In class I hope to cover most of the
points, but am not wedded to the order they will be presented in or discussed.
I will open class with a call for
questions about the material as well as about the prior classes.
I. Discussion of Deliberative Democracy:
We will discuss my web piece introducing many of the ideas,
topics, issues, and questions we will confront in the course.
II. Discussion of Gutmann's View of "Deliberative
Democracy"
xii-xiii A guiding principle of
deliberative democracy is
reciprocity among free and equal
individuals: citizens and their accountable representatives owe one another
justifications for the laws that collectively bind them.
A democracy is deliberative to the extent that citizens and their
accountable representatives offer one another morally defensible reasons for
mutually binding laws in an ongoing process of mutual justification.
To the extent that a democracy is not deliberative, it treats people as
objects of legislation, as passive subjects to be ruled, rather than
as citizens who take part in governance by accepting or rejecting the reasons
they and their accountable representatives offer for the laws and policies that
mutually bind them.
Deliberative
democracy underscores the importance of
publicly supported education that develops the capacity to deliberate among all
children as future free and equal citizens.
The most justifiable way of making mutually binding decisions in a
representative democracy—including decisions not to deliberate about some
matters—is by deliberative decision making, where the decision makers are
accountable to the people who are most affected by their decisions.[1]
xiv Democratic Education offers a principled defense
of schooling whose aim is to teach the skills and virtues of democratic
deliberation within a social context where educational authority is shared among
parents, citizens, and professional educators.
11 The most distinctive feature of a democratic theory of education is that
it makes a democratic virtue out of our inevitable disagreement over educational
problems. The democratic virtue, too
simply stated, is that we can publicly debate educational problems in a way much
more likely to increase our understanding of education
What does she mean by “democratic virtue?”
How is it different from moral virtue, religious virtue, cultural
virtue....
11-12 The primary aim of a democratic theory of education
is not to offer solutions to all the problems plaguing our educational
institutions, but to consider ways of resolving those problems that are
compatible with a commitment to democratic values.
A democratic theory of education provides principles that, in the face of
our social disagreements, help us judge (a) who should have authority to make
decisions about education, and (b) what the moral boundaries of that authority
are.
A democratic
theory is not a substitute for a moral ideal of education.

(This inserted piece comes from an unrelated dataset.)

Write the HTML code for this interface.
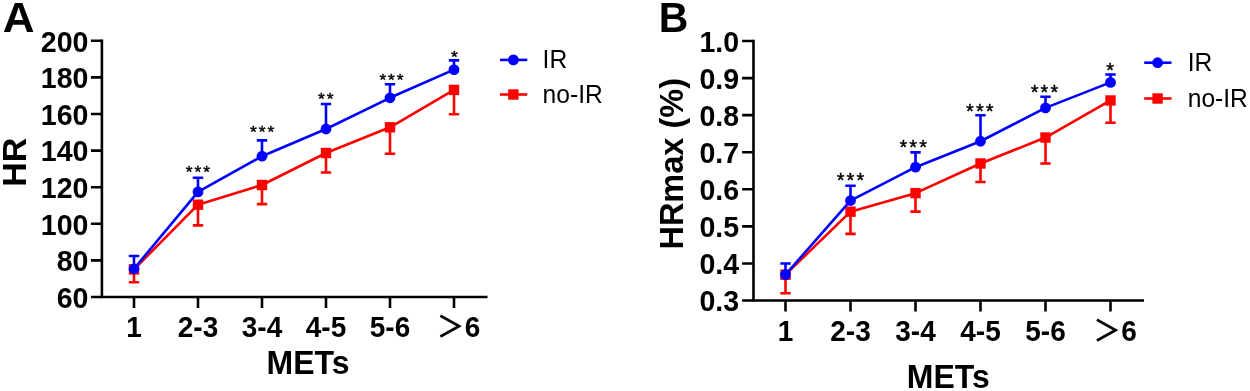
<!DOCTYPE html>
<html><head><meta charset="utf-8"><title>Figure</title>
<style>
html,body{margin:0;padding:0;background:#fff}
svg{display:block}
text{font-family:"Liberation Sans",sans-serif;fill:#000}
.t{font-size:28px;font-weight:700}
.a{font-size:32px;font-weight:700}
.p{font-size:44px;font-weight:700}
.l{font-size:25px}
.s{font-size:21px;stroke:#000;stroke-width:0.4px}
.gt{font-family:"Noto Sans CJK SC","Liberation Sans",sans-serif;font-weight:400;font-size:26.5px;stroke:#000;stroke-width:0.75px}
</style></head><body>
<svg width="1250" height="391" viewBox="0 0 1250 391">
<rect width="1250" height="391" fill="#fff"/>
<path d="M101.9 39.50V297.0H487.5" fill="none" stroke="#000" stroke-width="2.6" stroke-linecap="butt" stroke-linejoin="miter"/>
<path d="M90.90 297.00H101.9M90.90 260.40H101.9M90.90 223.80H101.9M90.90 187.20H101.9M90.90 150.60H101.9M90.90 114.00H101.9M90.90 77.40H101.9M90.90 40.80H101.9M134 297.0V307.90M198 297.0V307.90M262 297.0V307.90M326 297.0V307.90M390 297.0V307.90M454 297.0V307.90" fill="none" stroke="#000" stroke-width="2.6"/>
<text class="t" transform="translate(88.50 307.85) scale(1.02 1.08)" text-anchor="end">60</text>
<text class="t" transform="translate(88.50 271.25) scale(1.02 1.08)" text-anchor="end">80</text>
<text class="t" transform="translate(88.50 234.65) scale(1.02 1.08)" text-anchor="end">100</text>
<text class="t" transform="translate(88.50 198.05) scale(1.02 1.08)" text-anchor="end">120</text>
<text class="t" transform="translate(88.50 161.45) scale(1.02 1.08)" text-anchor="end">140</text>
<text class="t" transform="translate(88.50 124.85) scale(1.02 1.08)" text-anchor="end">160</text>
<text class="t" transform="translate(88.50 88.25) scale(1.02 1.08)" text-anchor="end">180</text>
<text class="t" transform="translate(88.50 51.65) scale(1.02 1.08)" text-anchor="end">200</text>
<text class="t" transform="translate(134.00 336.85) scale(1.0 1.08)" text-anchor="middle">1</text>
<text class="t" transform="translate(198.00 336.85) scale(1.0 1.08)" text-anchor="middle">2-3</text>
<text class="t" transform="translate(262.00 336.85) scale(1.0 1.08)" text-anchor="middle">3-4</text>
<text class="t" transform="translate(326.00 336.85) scale(1.0 1.08)" text-anchor="middle">4-5</text>
<text class="t" transform="translate(390.00 336.85) scale(1.0 1.08)" text-anchor="middle">5-6</text>
<text class="t" transform="translate(458.80 336.85) scale(1.0 1.08)" text-anchor="middle"><tspan class="gt" dy="0.1">＞</tspan><tspan dy="-0.1" dx="1.2">6</tspan></text>
<path d="M134 269.40V282.20M128.8 282.20H139.2M198 204.70V225.40M192.8 225.40H203.2M262 185.00V204.10M256.8 204.10H267.2M326 153.00V172.50M320.8 172.50H331.2M390 127.30V153.70M384.8 153.70H395.2M454 89.90V114.30M448.8 114.30H459.2" fill="none" stroke="#fe0000" stroke-width="2.6"/>
<polyline points="134,269.40 198,204.70 262,185.00 326,153.00 390,127.30 454,89.90" fill="none" stroke="#fe0000" stroke-width="2.6" stroke-linejoin="round"/>
<rect x="128.80" y="264.20" width="10.4" height="10.4" fill="#fe0000"/>
<rect x="192.80" y="199.50" width="10.4" height="10.4" fill="#fe0000"/>
<rect x="256.80" y="179.80" width="10.4" height="10.4" fill="#fe0000"/>
<rect x="320.80" y="147.80" width="10.4" height="10.4" fill="#fe0000"/>
<rect x="384.80" y="122.10" width="10.4" height="10.4" fill="#fe0000"/>
<rect x="448.80" y="84.70" width="10.4" height="10.4" fill="#fe0000"/>
<path d="M134 268.80V256.00M128.8 256.00H139.2M198 191.90V177.80M192.8 177.80H203.2M262 156.20V140.40M256.8 140.40H267.2M326 129.00V104.00M320.8 104.00H331.2M390 97.80V84.20M384.8 84.20H395.2M454 69.60V60.40M448.8 60.40H459.2" fill="none" stroke="#0000fe" stroke-width="2.6"/>
<polyline points="134,268.80 198,191.90 262,156.20 326,129.00 390,97.80 454,69.60" fill="none" stroke="#0000fe" stroke-width="2.6" stroke-linejoin="round"/>
<circle cx="134" cy="268.80" r="5.4" fill="#0000fe"/>
<circle cx="198" cy="191.90" r="5.4" fill="#0000fe"/>
<circle cx="262" cy="156.20" r="5.4" fill="#0000fe"/>
<circle cx="326" cy="129.00" r="5.4" fill="#0000fe"/>
<circle cx="390" cy="97.80" r="5.4" fill="#0000fe"/>
<circle cx="454" cy="69.60" r="5.4" fill="#0000fe"/>
<text class="s" style="font-size:17.4px" x="189.20 197.90 206.60" y="177.75" text-anchor="middle">***</text>
<text class="s" style="font-size:17.4px" x="253.40 262.10 270.80" y="138.45" text-anchor="middle">***</text>
<text class="s" style="font-size:17.4px" x="321.40 330.10" y="104.75" text-anchor="middle">**</text>
<text class="s" style="font-size:17.4px" x="382.80 391.50 400.20" y="85.85" text-anchor="middle">***</text>
<text class="s" style="font-size:17.4px" x="454.50" y="63.05" text-anchor="middle">*</text>
<path d="M500 59.9H527.3" stroke="#0000fe" stroke-width="2.6"/>
<circle cx="513.4" cy="59.9" r="5.4" fill="#0000fe"/>
<text class="l" transform="translate(542.60 68.20) scale(0.985 1)">IR</text>
<path d="M500 94.5H527.3" stroke="#fe0000" stroke-width="2.6"/>
<rect x="508.20" y="89.30" width="10.4" height="10.4" fill="#fe0000"/>
<text class="l" transform="translate(542.60 102.80) scale(0.985 1)">no-IR</text>
<text class="p" transform="translate(2.70 32.40) scale(1 0.985)">A</text>
<text class="a" transform="translate(308.00 374.10) scale(1 1.035)" text-anchor="middle">METs</text>
<text class="a" transform="translate(26.00 162.20) rotate(-90)" text-anchor="middle" style="font-size:34px">HR</text>
<path d="M753.5 39.70V300.55H1144" fill="none" stroke="#000" stroke-width="2.6" stroke-linecap="butt" stroke-linejoin="miter"/>
<path d="M742.10 300.55H753.5M742.10 263.47H753.5M742.10 226.39H753.5M742.10 189.31H753.5M742.10 152.24H753.5M742.10 115.16H753.5M742.10 78.08H753.5M742.10 41.00H753.5M785.5 300.55V311.45M850.5 300.55V311.45M915.5 300.55V311.45M980.5 300.55V311.45M1045.5 300.55V311.45M1110.5 300.55V311.45" fill="none" stroke="#000" stroke-width="2.6"/>
<text class="t" transform="translate(739.10 311.40) scale(1.02 1.08)" text-anchor="end">0.3</text>
<text class="t" transform="translate(739.10 274.32) scale(1.02 1.08)" text-anchor="end">0.4</text>
<text class="t" transform="translate(739.10 237.24) scale(1.02 1.08)" text-anchor="end">0.5</text>
<text class="t" transform="translate(739.10 200.16) scale(1.02 1.08)" text-anchor="end">0.6</text>
<text class="t" transform="translate(739.10 163.09) scale(1.02 1.08)" text-anchor="end">0.7</text>
<text class="t" transform="translate(739.10 126.01) scale(1.02 1.08)" text-anchor="end">0.8</text>
<text class="t" transform="translate(739.10 88.93) scale(1.02 1.08)" text-anchor="end">0.9</text>
<text class="t" transform="translate(739.10 51.85) scale(1.02 1.08)" text-anchor="end">1.0</text>
<text class="t" transform="translate(785.50 341.05) scale(1.0 1.08)" text-anchor="middle">1</text>
<text class="t" transform="translate(850.50 341.05) scale(1.0 1.08)" text-anchor="middle">2-3</text>
<text class="t" transform="translate(915.50 341.05) scale(1.0 1.08)" text-anchor="middle">3-4</text>
<text class="t" transform="translate(980.50 341.05) scale(1.0 1.08)" text-anchor="middle">4-5</text>
<text class="t" transform="translate(1045.50 341.05) scale(1.0 1.08)" text-anchor="middle">5-6</text>
<text class="t" transform="translate(1115.30 341.05) scale(1.0 1.08)" text-anchor="middle"><tspan class="gt" dy="-0.5">＞</tspan><tspan dy="0.5" dx="1.2">6</tspan></text>
<path d="M785.5 274.66V293.19M780.3 293.19H790.7M850.5 211.66V233.89M845.3 233.89H855.7M915.5 193.13V211.66M910.3 211.66H920.7M980.5 163.48V182.01M975.3 182.01H985.7M1045.5 137.54V163.48M1040.3 163.48H1050.7M1110.5 100.48V122.71M1105.3 122.71H1115.7" fill="none" stroke="#fe0000" stroke-width="2.6"/>
<polyline points="785.5,274.66 850.5,211.66 915.5,193.13 980.5,163.48 1045.5,137.54 1110.5,100.48" fill="none" stroke="#fe0000" stroke-width="2.6" stroke-linejoin="round"/>
<rect x="780.30" y="269.46" width="10.4" height="10.4" fill="#fe0000"/>
<rect x="845.30" y="206.46" width="10.4" height="10.4" fill="#fe0000"/>
<rect x="910.30" y="187.93" width="10.4" height="10.4" fill="#fe0000"/>
<rect x="975.30" y="158.28" width="10.4" height="10.4" fill="#fe0000"/>
<rect x="1040.30" y="132.34" width="10.4" height="10.4" fill="#fe0000"/>
<rect x="1105.30" y="95.28" width="10.4" height="10.4" fill="#fe0000"/>
<path d="M785.5 274.66V263.54M780.3 263.54H790.7M850.5 200.54V185.71M845.3 185.71H855.7M915.5 167.18V152.36M910.3 152.36H920.7M980.5 141.24V115.30M975.3 115.30H985.7M1045.5 107.89V96.77M1040.3 96.77H1050.7M1110.5 82.39V74.53M1105.3 74.53H1115.7" fill="none" stroke="#0000fe" stroke-width="2.6"/>
<polyline points="785.5,274.66 850.5,200.54 915.5,167.18 980.5,141.24 1045.5,107.89 1110.5,82.39" fill="none" stroke="#0000fe" stroke-width="2.6" stroke-linejoin="round"/>
<circle cx="785.5" cy="274.66" r="5.4" fill="#0000fe"/>
<circle cx="850.5" cy="200.54" r="5.4" fill="#0000fe"/>
<circle cx="915.5" cy="167.18" r="5.4" fill="#0000fe"/>
<circle cx="980.5" cy="141.24" r="5.4" fill="#0000fe"/>
<circle cx="1045.5" cy="107.89" r="5.4" fill="#0000fe"/>
<circle cx="1110.5" cy="82.39" r="5.4" fill="#0000fe"/>
<text class="s" style="font-size:20px" x="840.60 850.50 860.40" y="186.90" text-anchor="middle">***</text>
<text class="s" style="font-size:20px" x="903.35 913.25 923.15" y="154.10" text-anchor="middle">***</text>
<text class="s" style="font-size:20px" x="969.90 979.80 989.70" y="117.50" text-anchor="middle">***</text>
<text class="s" style="font-size:20px" x="1034.60 1044.50 1054.40" y="98.80" text-anchor="middle">***</text>
<text class="s" style="font-size:20px" x="1110.10" y="76.60" text-anchor="middle">*</text>
<path d="M1144.2 62.7H1171.5" stroke="#0000fe" stroke-width="2.6"/>
<circle cx="1157.6000000000001" cy="62.7" r="5.4" fill="#0000fe"/>
<text class="l" transform="translate(1187.70 71.00) scale(0.985 1)">IR</text>
<path d="M1144.2 98.5H1171.5" stroke="#fe0000" stroke-width="2.6"/>
<rect x="1152.40" y="93.30" width="10.4" height="10.4" fill="#fe0000"/>
<text class="l" transform="translate(1187.70 106.80) scale(0.985 1)">no-IR</text>
<text class="p" transform="translate(658.80 32.40) scale(0.93 0.985)">B</text>
<text class="a" transform="translate(948.30 387.70) scale(1 1.035)" text-anchor="middle">METs</text>
<text class="a" transform="translate(682.80 163.80) rotate(-90)" text-anchor="middle" style="font-size:32.5px">HRmax (%)</text>
</svg>
</body></html>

In a democratic society, we bring our moral ideals of education to bear
on how we raise our children, on who we support for school boards, and on what
educational policies we advocate.
But we cannot simply translate our own moral ideals of education, however
objective they are, in to public policy.
Only in a society in which all other citizens agreed with me would my
moral ideal simply translate into a political idea.

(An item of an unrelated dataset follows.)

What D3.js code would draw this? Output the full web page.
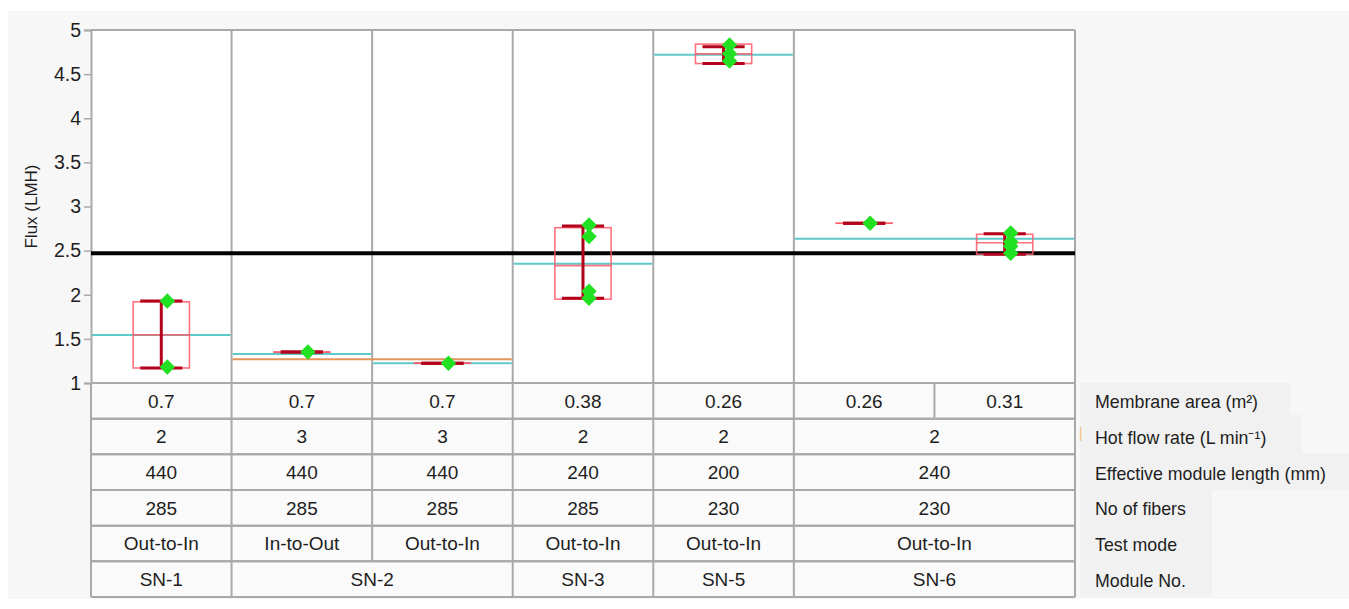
<!DOCTYPE html>
<html><head><meta charset="utf-8">
<script src="https://cdn.jsdelivr.net/npm/d3@7/dist/d3.min.js"></script>
<style>
html,body{margin:0;padding:0;background:#fff;}
text{font-family:"Liberation Sans",Arial,sans-serif;fill:#1e1e1e;}
</style></head>
<body>
<svg id="chart" width="1349" height="609"></svg>
<script>
// ---------- data ----------
const columns = ["SN-1 0.7","SN-2 In","SN-2 Out","SN-3","SN-5","SN-6 0.26","SN-6 0.31"];
const yTicks = [1,1.5,2,2.5,3,3.5,4,4.5,5];
const referenceLine = 2.47;
// box statistics per column
const boxMin    = [1.17, 1.35, 1.225, 1.96, 4.62, 2.81, 2.46];
const boxQ1     = [1.17, 1.35, 1.225, 1.95, 4.62, 2.81, 2.46];
const boxMedian = [1.545,1.35, 1.225, 2.33, 4.73, 2.81, 2.59];
const boxQ3     = [1.92, 1.35, 1.225, 2.76, 4.84, 2.81, 2.685];
const boxMax    = [1.93, 1.35, 1.225, 2.78, 4.81, 2.81, 2.69];
// individual observations per column
const points = [
  [1.93, 1.18],
  [1.35],
  [1.225],
  [2.79, 2.66, 2.04, 1.96],
  [4.83, 4.73, 4.65],
  [2.81],
  [2.70, 2.60, 2.55, 2.47]
];
// panels (column spans) and their means
const panelSpans = [1,1,1,1,1,2];
const panelMeans = [1.545, 1.33, 1.225, 2.35, 4.72, 2.635];
const moduleSpans = [1,2,1,1,2];
const moduleMeans = [null, 1.27, null, null, null];
// table rows
const rowLabels = ["Membrane area (m\u00B2)","Hot flow rate (L min\u207B\u00B9)","Effective module length (mm)","No of fibers","Test mode","Module No."];
const membraneArea = [["0.7",1],["0.7",1],["0.7",1],["0.38",1],["0.26",1],["0.26",1],["0.31",1]];
const hotFlow      = [["2",1],["3",1],["3",1],["2",1],["2",1],["2",2]];
const moduleLength = [["440",1],["440",1],["440",1],["240",1],["200",1],["240",2]];
const fibers       = [["285",1],["285",1],["285",1],["285",1],["230",1],["230",2]];
const testMode     = [["Out-to-In",1],["In-to-Out",1],["Out-to-In",1],["Out-to-In",1],["Out-to-In",1],["Out-to-In",2]];
const moduleNo     = [["SN-1",1],["SN-2",2],["SN-3",1],["SN-5",1],["SN-6",2]];
const tableRows = [membraneArea, hotFlow, moduleLength, fibers, testMode, moduleNo];

// ---------- layout ----------
const svg = d3.select("#chart");
const L = 91, R = 1075, T = 30, B = 383, tableBottom = 597;
const rowH = (tableBottom - B) / tableRows.length;
const gridColor = "#a9a9a9";

const x = d3.scaleBand().domain(columns).range([L, R]).padding(0);
const y = d3.scaleLinear().domain([1,5]).range([B, T]);
const bw = x.bandwidth();
const colEdge = i => L + i * bw;

// backgrounds
svg.append("rect").attr("x",8).attr("y",11).attr("width",1341).attr("height",588).attr("fill","#f7f7f7");
svg.append("rect").attr("x",L).attr("y",T).attr("width",R-L).attr("height",B-T).attr("fill","#fff");
svg.append("rect").attr("x",L).attr("y",B).attr("width",R-L).attr("height",tableBottom-B).attr("fill","#fafafa");

// label background patches
const patches = [[1080,383,210,33],[1080,415,222,38],[1080,453,269,37],[1080,490,132,107]];
patches.forEach(p => svg.append("rect").attr("x",p[0]).attr("y",p[1]).attr("width",p[2]).attr("height",p[3]).attr("fill","#f1f1f1"));
svg.append("line").attr("x1",1080.5).attr("x2",1080.5).attr("y1",427).attr("y2",441).attr("stroke","#f0c890").attr("stroke-width",1.5);

// y axis
const yAxis = d3.axisLeft(y).tickValues(yTicks).tickFormat(d3.format("")).tickSize(7).tickPadding(3);
const ag = svg.append("g").attr("transform",`translate(${L},0)`).call(yAxis);
ag.select(".domain").attr("stroke",gridColor).attr("stroke-width",2);
ag.selectAll(".tick line").attr("stroke",gridColor).attr("stroke-width",1.5);
ag.selectAll(".tick text").attr("font-size",19.5).attr("fill","#1e1e1e").attr("font-family","Liberation Sans, Arial, sans-serif");

svg.append("text").attr("transform",`translate(37,${(T+B)/2}) rotate(-90)`).attr("text-anchor","middle")
  .attr("font-size",17).text("Flux (LMH)");

// plot top and right borders
svg.append("line").attr("x1",L).attr("x2",R).attr("y1",T).attr("y2",T).attr("stroke",gridColor).attr("stroke-width",2);
svg.append("line").attr("x1",R).attr("x2",R).attr("y1",T).attr("y2",tableBottom).attr("stroke",gridColor).attr("stroke-width",2);

// panel separators in plot
let acc = 0;
panelSpans.forEach((s,i) => {
  if (i > 0) svg.append("line").attr("x1",colEdge(acc)).attr("x2",colEdge(acc)).attr("y1",T).attr("y2",B).attr("stroke",gridColor).attr("stroke-width",2);
  acc += s;
});

// table grid & text
svg.append("line").attr("x1",L).attr("x2",L).attr("y1",B).attr("y2",tableBottom).attr("stroke",gridColor).attr("stroke-width",2);
tableRows.forEach((row, r) => {
  const y0 = B + r * rowH;
  svg.append("line").attr("x1",L).attr("x2",R).attr("y1",y0+rowH).attr("y2",y0+rowH).attr("stroke",gridColor).attr("stroke-width",2);
  svg.append("line").attr("x1",L).attr("x2",R).attr("y1",y0).attr("y2",y0).attr("stroke",gridColor).attr("stroke-width",2);
  let c = 0;
  row.forEach(([txt, span], k) => {
    const x0 = colEdge(c), x1 = colEdge(c + span);
    if (k > 0) svg.append("line").attr("x1",x0).attr("x2",x0).attr("y1",y0).attr("y2",y0+rowH).attr("stroke",gridColor).attr("stroke-width",2);
    svg.append("text").attr("x",(x0+x1)/2).attr("y",y0+rowH/2).attr("dy","0.36em").attr("text-anchor","middle")
      .attr("font-size",19).text(txt);
    c += span;
  });
  svg.append("text").attr("x",1095).attr("y",y0+rowH/2+1).attr("dy","0.36em").attr("font-size",17.8).text(rowLabels[r]);
});

// reference line
svg.append("line").attr("x1",L).attr("x2",R).attr("y1",y(referenceLine)).attr("y2",y(referenceLine)).attr("stroke","#000").attr("stroke-width",4);

// panel mean lines (cyan)
acc = 0;
panelSpans.forEach((s,i) => {
  svg.append("line").attr("x1",colEdge(acc)+1).attr("x2",colEdge(acc+s)-1).attr("y1",y(panelMeans[i])).attr("y2",y(panelMeans[i]))
    .attr("stroke","#5ec9c9").attr("stroke-width",2);
  acc += s;
});
// module mean lines (orange)
acc = 0;
moduleSpans.forEach((s,i) => {
  if (moduleMeans[i] != null)
    svg.append("line").attr("x1",colEdge(acc)+1).attr("x2",colEdge(acc+s)-1).attr("y1",y(moduleMeans[i])).attr("y2",y(moduleMeans[i]))
      .attr("stroke","#e3955a").attr("stroke-width",2);
  acc += s;
});

// box plots
const boxW = bw * 0.40, capW = bw * 0.30;
columns.forEach((col, i) => {
  const cx = x(col) + bw/2;
  const g = svg.append("g");
  g.append("rect").attr("x",cx-boxW/2).attr("y",y(boxQ3[i])).attr("width",boxW).attr("height",Math.max(0.01,y(boxQ1[i])-y(boxQ3[i])))
    .attr("fill","none").attr("stroke","#ff5a6a").attr("stroke-width",1.6).attr("stroke-opacity",0.85);
  g.append("line").attr("x1",cx-boxW/2).attr("x2",cx+boxW/2).attr("y1",y(boxMedian[i])).attr("y2",y(boxMedian[i]))
    .attr("stroke","#ff5a6a").attr("stroke-width",1.6).attr("stroke-opacity",0.85);
  g.append("line").attr("x1",cx).attr("x2",cx).attr("y1",y(boxMin[i])).attr("y2",y(boxMax[i]))
    .attr("stroke","#b3001b").attr("stroke-width",3);
  [boxMin[i], boxMax[i]].forEach(v => g.append("line").attr("x1",cx-capW/2).attr("x2",cx+capW/2).attr("y1",y(v)).attr("y2",y(v))
    .attr("stroke","#b3001b").attr("stroke-width",3));
  const sym = d3.symbol(d3.symbolSquare, 120);
  points[i].forEach(v => g.append("path").attr("d",sym())
    .attr("transform",`translate(${cx+6},${y(v)}) rotate(45)`).attr("fill","#22e022"));
});
</script>
</body></html>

Really, she doesn’t want to offer
solutions? What does she mean by
“considering ways of resolving problems that are
compatible with a commitment to
“democratic values”?
Is her commitment to democratic
values more “basic,” or fundamental than to her “moral values”?
Does she believes her commitment is one all individuals share?

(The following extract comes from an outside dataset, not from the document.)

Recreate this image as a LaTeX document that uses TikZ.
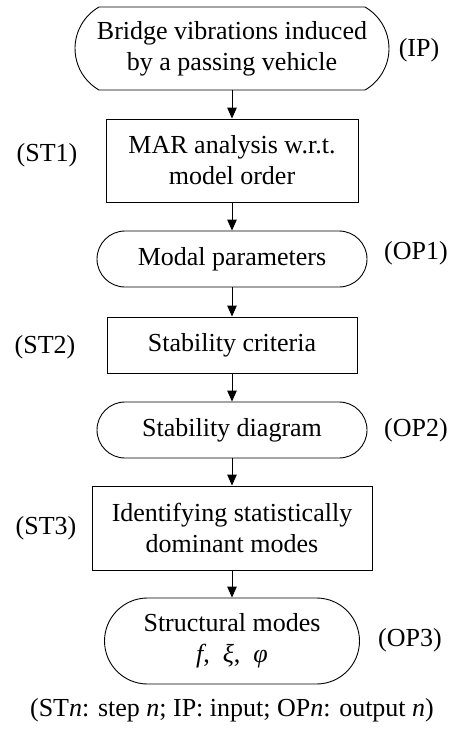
\documentclass[tikz,border=0pt]{standalone}
\usepackage{fontspec}
\setmainfont{Liberation Serif}
\usetikzlibrary{shapes.misc,arrows.meta}

\tikzset{
  base/.style={draw=black, line width=0.9pt, align=center, inner sep=0pt,
    font=\fontsize{26}{31}\selectfont},
  terminal/.style={base, rounded rectangle, rounded rectangle arc length=180},
  stepbox/.style={base, rectangle},
  tag/.style={font=\fontsize{26}{31}\selectfont, inner sep=0pt},
  flow/.style={line width=0.9pt, -{Triangle[length=11pt,width=9.5pt]}},
}

\begin{document}
\begin{tikzpicture}[x=1pt, y=-1pt]
  \useasboundingbox (0,0) rectangle (465,734);

  % main chain
  \node[terminal, rounded rectangle arc length=120,
        minimum width=314pt, minimum height=83pt] (ip) at (232,48.5)
        {Bridge vibrations induced\\by a passing vehicle};
  \node[stepbox, minimum width=252pt, minimum height=83pt] (st1) at (232,160.5)
        {MAR analysis w.r.t.\\model order};
  \node[terminal, minimum width=270pt, minimum height=56pt] (op1) at (232,259)
        {Modal parameters};
  \node[stepbox, minimum width=250pt, minimum height=56pt] (st2) at (232,345)
        {Stability criteria};
  \node[terminal, minimum width=270pt, minimum height=56pt] (op2) at (232,430)
        {Stability diagram};
  \node[stepbox, minimum width=280pt, minimum height=84pt] (st3) at (232,528)
        {Identifying statistically\\dominant modes};
  \node[terminal, minimum width=255pt, minimum height=86pt] (op3) at (232,641)
        {Structural modes\\{\itshape f},\ \ {\itshape ξ},\ \ {\itshape φ}};

  % side tags
  \node[tag] (tip)  at (419,50)  {(IP)};
  \node[tag] (tst1) at (47,155)  {(ST1)};
  \node[tag] (top1) at (416,253) {(OP1)};
  \node[tag] (tst2) at (45,347)  {(ST2)};
  \node[tag] (top2) at (416,430) {(OP2)};
  \node[tag] (tst3) at (46,528)  {(ST3)};
  \node[tag] (top3) at (410,640) {(OP3)};

  % legend
  \node[tag] (legend) at (232,710)
        {(ST\textit{n}: step \textit{n}; IP: input; OP\textit{n}: output \textit{n})};

  % connectors
  \draw[flow] (ip.south)  -- (st1.north);
  \draw[flow] (st1.south) -- (op1.north);
  \draw[flow] (op1.south) -- (st2.north);
  \draw[flow] (st2.south) -- (op2.north);
  \draw[flow] (op2.south) -- (st3.north);
  \draw[flow] (st3.south) -- (op3.north);
\end{tikzpicture}
\end{document}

Does she believe all her fellow citizens share it?
Do you see elements of pragmatism
in her view? Could there be a
connection here to John Dewey's A Common
Faith.
Going back to the final sentence
in the Gutmann cite, would it be enough for all the citizens to agree with her,
or would she also want them to have done so deliberatively?
13 A democratic society is responsible for educating not
just some but all children for citizenship.
14 A democratic theory of education recognizes the
importance of empowering citizens to make educational policy and also of
constraining their choices among policies in accordance with those policies—of
nonrepression and nondiscrimination—that preserve the intellectual and social
foundations of democratic deliberations.
A society that empowers citizens to make educational policy, moderated by
these two principled constraints, recognizes the democratic ideal of education.
[1]Amy Gutmann, Democratic Education (Princeton: Princeton U.P., [1987] 1999), p. xii-xiii. Emphasis (bold and italics have been added and will be added often to subsequent citations). All further citations to this work in this and the ensuing supplements will be begin with the page number as this one did, but will have no further footnotes.